Meeting a Survivor: Henri Karayan (29:30)
If you're looking for a reason to choose the Blu-ray over the DVD beyond picture and sound quality then this is it. Henri Karayan, a surviving member of the Manouchian group, recalls his time as a Resistance fighter to director Guédiguian and the enthralled lead actors. A lively talker in spite of his physical infirmity, his stories are revealing, sometimes unsettling but always fascinating, and cover everything from joining the Resistance to the act of killing an enemy. He confirms the truth the film's blackly comic grenade scene and states that Marcel Rayman "was the best of us." One suspects Karayan is deserving of a documentary of his own.
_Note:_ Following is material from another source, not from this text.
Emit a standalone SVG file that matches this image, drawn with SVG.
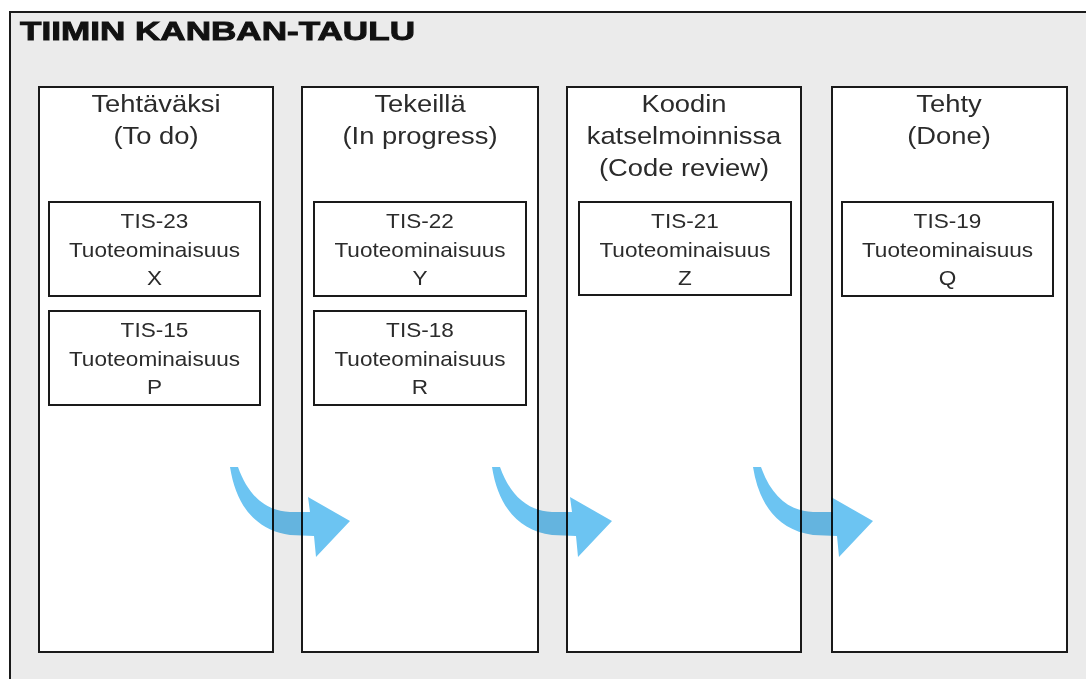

Excellent.
Rendez-vous with Robert Guédiguian and Ariane Ascaride (French Communist Party Meeting) (43:33)
I'm sure that title alone will have conservative viewers twitching with horror, but this is not an ideological discussion but an on-stage Q&A in which director Guédiguian and actress Ariane Ascaride (who plays Madame Elek) are interviewed by L'Humanité journalist Charles Sylvestre about the film shortly before its release. There's plenty of useful stuff here not covered in the solo interview, while key points from there are eloquently re-emphasised. It concludes with a warm reaction to the film from the elderly Edmonde Charles-Roux, President of the Société des Amis de l'Huma.
Also included are tools to check your home cinema set-up and correctly adjust the brightness and contrast of your screen.
A solidly crafted, convincingly performed and compellingly told true story of commitment and sacrifice that deserves to reach a wider audience than it probably will. I've not seen the DVD, but on the evidence in front of me the Blu-ray is definitely the way to go, for the detailed and well judged transfer and for the additional extra features, with the Henri Karayan piece the cream of the crop. Recommended.
* The original quote was apparently "One man's terrorist is another man's revolutionary" and first coined by Walter Laqueur in the opening chapter of his book, Age of Terrorism.
** The actual source of the title, however, was the notorious 'Affiche Rouge' (Red Poster) issued after the execution of the members of Missak's group in an attempt to denounce them and carrying the words: "Des libérateurs? La libération par l'armée du crime!" which translates as "Liberators? Liberation by the army of crime!"